◆ **WRITTEN TASK**:
Everything from the opening line of the records below through the line with "const yTicks = [-60, -40, -20, 0, 20, 40, 60];" must be duplicated exactly, pictures left out.

── EXERCISE MATERIALS ──

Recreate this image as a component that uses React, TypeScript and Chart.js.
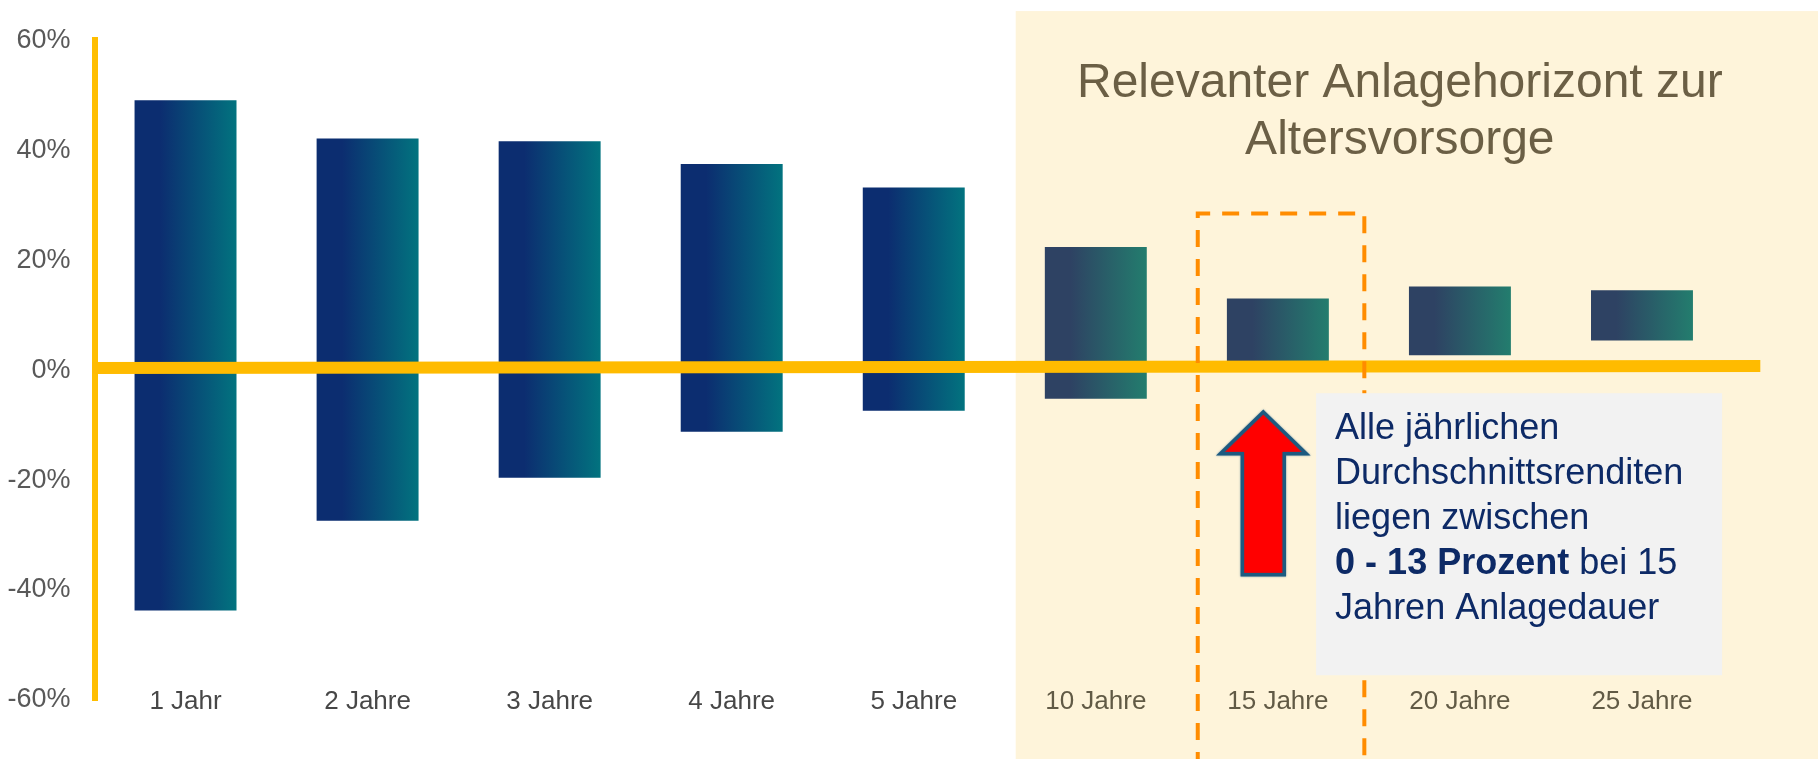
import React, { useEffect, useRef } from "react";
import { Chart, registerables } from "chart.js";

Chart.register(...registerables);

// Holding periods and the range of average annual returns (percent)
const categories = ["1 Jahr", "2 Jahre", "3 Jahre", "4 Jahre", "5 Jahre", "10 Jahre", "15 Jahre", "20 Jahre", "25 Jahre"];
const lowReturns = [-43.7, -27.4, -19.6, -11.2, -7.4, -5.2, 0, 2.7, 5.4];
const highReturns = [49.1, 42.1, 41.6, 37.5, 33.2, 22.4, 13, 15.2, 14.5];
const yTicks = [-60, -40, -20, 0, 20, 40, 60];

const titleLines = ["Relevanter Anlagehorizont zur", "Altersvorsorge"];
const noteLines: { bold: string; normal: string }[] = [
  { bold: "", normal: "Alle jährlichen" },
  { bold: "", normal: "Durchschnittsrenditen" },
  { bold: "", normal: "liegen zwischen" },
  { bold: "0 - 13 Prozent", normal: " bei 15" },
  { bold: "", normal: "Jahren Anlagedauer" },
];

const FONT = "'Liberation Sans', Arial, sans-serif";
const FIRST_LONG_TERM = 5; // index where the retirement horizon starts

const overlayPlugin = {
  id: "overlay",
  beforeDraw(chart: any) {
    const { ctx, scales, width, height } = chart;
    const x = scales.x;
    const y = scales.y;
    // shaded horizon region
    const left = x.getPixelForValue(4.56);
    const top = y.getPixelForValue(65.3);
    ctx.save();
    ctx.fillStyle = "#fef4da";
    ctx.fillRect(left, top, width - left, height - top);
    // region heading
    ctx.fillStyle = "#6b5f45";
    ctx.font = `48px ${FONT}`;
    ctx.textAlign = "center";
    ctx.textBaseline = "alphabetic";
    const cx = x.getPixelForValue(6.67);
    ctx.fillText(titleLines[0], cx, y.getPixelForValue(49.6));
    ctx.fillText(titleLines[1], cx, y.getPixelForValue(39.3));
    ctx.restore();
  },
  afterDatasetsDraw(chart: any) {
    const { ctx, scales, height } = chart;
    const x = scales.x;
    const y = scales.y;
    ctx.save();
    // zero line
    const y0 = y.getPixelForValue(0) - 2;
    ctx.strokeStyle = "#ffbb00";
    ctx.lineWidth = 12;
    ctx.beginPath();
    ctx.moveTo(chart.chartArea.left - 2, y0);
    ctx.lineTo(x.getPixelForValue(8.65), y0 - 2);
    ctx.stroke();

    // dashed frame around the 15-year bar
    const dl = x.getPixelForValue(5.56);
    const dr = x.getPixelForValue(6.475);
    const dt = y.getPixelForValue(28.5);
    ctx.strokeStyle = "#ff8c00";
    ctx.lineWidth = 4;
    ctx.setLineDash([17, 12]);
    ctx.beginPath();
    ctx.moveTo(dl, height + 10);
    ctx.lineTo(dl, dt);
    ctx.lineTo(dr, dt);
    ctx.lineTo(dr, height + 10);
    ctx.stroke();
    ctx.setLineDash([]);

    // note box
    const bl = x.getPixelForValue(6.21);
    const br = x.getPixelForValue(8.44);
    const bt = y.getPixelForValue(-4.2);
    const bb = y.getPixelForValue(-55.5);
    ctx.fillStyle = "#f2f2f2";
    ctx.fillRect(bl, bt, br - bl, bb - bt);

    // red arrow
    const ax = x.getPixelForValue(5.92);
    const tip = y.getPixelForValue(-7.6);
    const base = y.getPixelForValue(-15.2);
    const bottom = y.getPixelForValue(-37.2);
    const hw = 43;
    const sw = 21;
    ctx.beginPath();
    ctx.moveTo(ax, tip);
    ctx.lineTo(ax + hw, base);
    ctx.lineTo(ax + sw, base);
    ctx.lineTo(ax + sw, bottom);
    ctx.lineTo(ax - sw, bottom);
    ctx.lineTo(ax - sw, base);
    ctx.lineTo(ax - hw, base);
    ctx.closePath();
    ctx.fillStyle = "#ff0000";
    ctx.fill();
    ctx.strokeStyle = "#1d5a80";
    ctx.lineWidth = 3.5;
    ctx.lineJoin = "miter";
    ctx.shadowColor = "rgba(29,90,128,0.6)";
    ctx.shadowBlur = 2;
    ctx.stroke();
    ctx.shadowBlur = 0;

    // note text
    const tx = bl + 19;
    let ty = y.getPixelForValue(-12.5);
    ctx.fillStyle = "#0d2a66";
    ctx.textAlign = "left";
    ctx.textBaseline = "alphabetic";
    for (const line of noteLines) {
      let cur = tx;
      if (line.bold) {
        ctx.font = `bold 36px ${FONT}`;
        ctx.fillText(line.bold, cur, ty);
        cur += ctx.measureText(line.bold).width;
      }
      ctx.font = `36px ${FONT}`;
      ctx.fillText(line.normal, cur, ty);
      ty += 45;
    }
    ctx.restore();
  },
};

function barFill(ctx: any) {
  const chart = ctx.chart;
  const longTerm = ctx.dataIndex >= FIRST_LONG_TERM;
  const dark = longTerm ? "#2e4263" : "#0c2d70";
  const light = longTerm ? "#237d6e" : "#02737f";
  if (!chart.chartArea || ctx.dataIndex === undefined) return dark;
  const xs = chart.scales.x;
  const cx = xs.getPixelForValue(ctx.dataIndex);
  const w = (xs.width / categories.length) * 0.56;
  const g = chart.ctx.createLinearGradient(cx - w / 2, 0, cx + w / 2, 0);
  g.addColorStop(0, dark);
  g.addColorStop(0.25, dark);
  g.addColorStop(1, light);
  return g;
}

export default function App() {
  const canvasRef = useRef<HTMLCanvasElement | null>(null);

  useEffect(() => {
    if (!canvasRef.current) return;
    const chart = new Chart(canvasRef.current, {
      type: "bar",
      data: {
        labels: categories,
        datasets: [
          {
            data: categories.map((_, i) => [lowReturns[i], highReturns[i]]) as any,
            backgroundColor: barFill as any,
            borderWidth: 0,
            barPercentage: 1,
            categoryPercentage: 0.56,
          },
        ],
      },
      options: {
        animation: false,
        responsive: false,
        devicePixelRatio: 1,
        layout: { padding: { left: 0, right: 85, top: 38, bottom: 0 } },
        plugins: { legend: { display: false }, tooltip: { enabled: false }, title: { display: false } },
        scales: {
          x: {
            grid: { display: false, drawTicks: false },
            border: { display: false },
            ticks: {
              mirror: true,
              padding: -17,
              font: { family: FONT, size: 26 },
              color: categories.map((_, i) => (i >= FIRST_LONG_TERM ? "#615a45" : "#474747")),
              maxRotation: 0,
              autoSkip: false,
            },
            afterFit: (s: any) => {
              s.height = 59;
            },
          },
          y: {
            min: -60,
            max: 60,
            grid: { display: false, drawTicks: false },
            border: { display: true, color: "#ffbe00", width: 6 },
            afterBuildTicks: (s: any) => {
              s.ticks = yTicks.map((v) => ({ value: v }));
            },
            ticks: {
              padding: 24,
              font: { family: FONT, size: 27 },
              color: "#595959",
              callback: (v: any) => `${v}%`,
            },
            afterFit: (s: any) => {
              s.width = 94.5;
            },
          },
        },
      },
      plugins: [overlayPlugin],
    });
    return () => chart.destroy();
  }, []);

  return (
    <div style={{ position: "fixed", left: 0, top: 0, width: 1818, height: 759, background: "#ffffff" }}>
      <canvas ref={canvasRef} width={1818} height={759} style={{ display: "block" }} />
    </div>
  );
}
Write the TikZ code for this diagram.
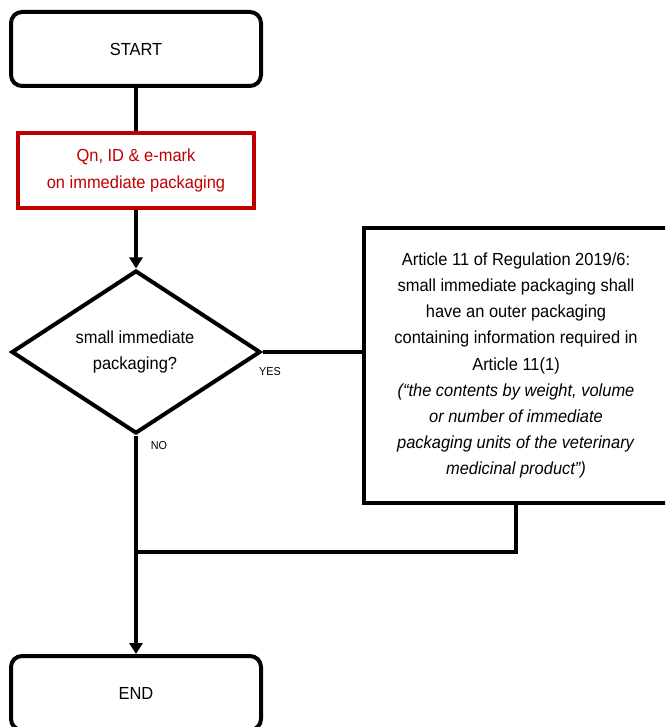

───

◆ **OUTPUT**:
Recreate this image as a component that uses React, TypeScript and Chart.js.
import React, { useEffect, useRef } from "react";
import { Chart, registerables } from "chart.js";

Chart.register(...registerables);

// Holding periods and the range of average annual returns (percent)
const categories = ["1 Jahr", "2 Jahre", "3 Jahre", "4 Jahre", "5 Jahre", "10 Jahre", "15 Jahre", "20 Jahre", "25 Jahre"];
const lowReturns = [-43.7, -27.4, -19.6, -11.2, -7.4, -5.2, 0, 2.7, 5.4];
const highReturns = [49.1, 42.1, 41.6, 37.5, 33.2, 22.4, 13, 15.2, 14.5];
const yTicks = [-60, -40, -20, 0, 20, 40, 60];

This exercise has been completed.